___ Provided material ___

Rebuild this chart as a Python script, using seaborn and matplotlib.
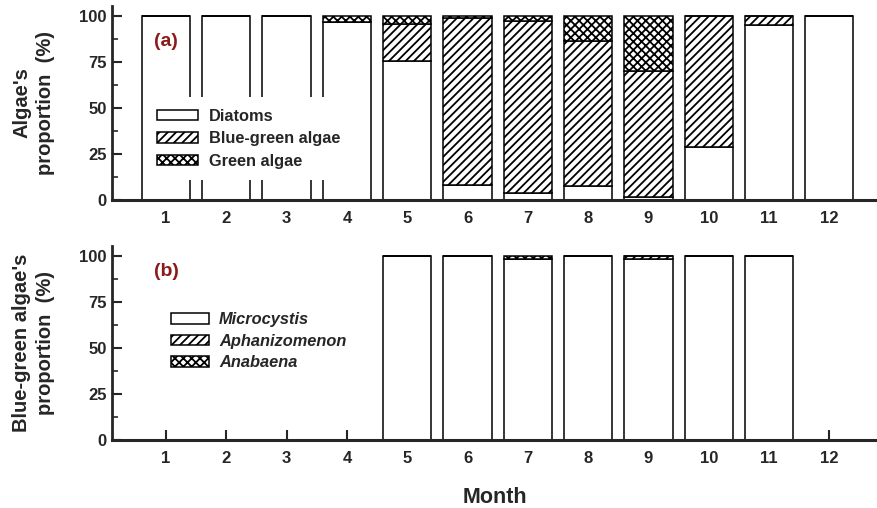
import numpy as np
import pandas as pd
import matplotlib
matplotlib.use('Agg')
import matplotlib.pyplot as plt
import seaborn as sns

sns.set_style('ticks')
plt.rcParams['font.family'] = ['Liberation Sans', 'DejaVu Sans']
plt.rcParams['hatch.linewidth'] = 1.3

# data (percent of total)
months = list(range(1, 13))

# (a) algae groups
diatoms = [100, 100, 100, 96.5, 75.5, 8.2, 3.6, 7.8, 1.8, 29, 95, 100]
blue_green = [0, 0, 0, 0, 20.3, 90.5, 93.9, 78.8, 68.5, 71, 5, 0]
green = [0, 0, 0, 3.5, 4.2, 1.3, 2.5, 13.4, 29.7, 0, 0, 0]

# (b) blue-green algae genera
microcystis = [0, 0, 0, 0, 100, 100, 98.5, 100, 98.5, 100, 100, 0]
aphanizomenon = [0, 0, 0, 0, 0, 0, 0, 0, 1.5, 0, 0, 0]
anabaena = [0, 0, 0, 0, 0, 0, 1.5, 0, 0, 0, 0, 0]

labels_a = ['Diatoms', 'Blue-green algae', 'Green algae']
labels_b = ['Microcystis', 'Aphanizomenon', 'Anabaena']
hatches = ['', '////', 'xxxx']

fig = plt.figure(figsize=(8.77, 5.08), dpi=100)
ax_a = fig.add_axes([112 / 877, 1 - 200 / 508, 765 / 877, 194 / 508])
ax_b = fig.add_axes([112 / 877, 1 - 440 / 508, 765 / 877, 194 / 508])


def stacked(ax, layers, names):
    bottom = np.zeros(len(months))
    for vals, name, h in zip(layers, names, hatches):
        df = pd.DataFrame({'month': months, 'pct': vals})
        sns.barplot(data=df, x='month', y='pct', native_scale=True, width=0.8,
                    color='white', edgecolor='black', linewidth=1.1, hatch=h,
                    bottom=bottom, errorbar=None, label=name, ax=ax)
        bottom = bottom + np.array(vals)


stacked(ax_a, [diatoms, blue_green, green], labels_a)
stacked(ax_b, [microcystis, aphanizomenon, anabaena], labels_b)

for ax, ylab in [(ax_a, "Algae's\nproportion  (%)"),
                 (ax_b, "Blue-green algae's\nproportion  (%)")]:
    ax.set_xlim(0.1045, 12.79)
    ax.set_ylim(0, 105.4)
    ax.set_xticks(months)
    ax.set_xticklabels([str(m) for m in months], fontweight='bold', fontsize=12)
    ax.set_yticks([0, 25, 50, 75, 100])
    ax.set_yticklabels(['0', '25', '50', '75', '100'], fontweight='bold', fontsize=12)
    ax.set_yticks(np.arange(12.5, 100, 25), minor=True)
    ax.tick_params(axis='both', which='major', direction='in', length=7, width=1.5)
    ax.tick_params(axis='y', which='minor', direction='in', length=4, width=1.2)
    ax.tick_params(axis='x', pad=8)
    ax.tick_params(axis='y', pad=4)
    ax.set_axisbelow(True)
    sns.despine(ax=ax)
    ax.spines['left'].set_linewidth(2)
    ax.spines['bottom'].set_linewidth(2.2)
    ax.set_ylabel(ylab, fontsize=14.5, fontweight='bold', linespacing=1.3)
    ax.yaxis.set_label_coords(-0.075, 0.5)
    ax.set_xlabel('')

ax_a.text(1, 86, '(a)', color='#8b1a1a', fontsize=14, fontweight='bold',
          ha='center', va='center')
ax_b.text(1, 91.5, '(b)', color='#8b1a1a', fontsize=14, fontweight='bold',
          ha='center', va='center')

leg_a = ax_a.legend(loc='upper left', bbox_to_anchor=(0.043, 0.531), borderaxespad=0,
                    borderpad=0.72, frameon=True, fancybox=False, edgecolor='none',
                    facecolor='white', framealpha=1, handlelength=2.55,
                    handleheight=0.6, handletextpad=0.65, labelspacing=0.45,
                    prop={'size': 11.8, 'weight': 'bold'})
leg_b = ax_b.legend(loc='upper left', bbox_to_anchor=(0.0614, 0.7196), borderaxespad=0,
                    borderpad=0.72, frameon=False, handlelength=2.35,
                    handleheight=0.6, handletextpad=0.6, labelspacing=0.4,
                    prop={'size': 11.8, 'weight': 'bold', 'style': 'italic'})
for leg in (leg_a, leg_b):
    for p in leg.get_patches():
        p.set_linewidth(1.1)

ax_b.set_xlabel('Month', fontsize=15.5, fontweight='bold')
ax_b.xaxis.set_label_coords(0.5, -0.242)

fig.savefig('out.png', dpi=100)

___

**To do:** Set the lines above down again, word for word, from the first through the one containing "plt.rcParams['hatch.linewidth'] = 1.3"; pictures excluded.

**Task solution:**
Rebuild this chart as a Python script, using seaborn and matplotlib.
import numpy as np
import pandas as pd
import matplotlib
matplotlib.use('Agg')
import matplotlib.pyplot as plt
import seaborn as sns

sns.set_style('ticks')
plt.rcParams['font.family'] = ['Liberation Sans', 'DejaVu Sans']
plt.rcParams['hatch.linewidth'] = 1.3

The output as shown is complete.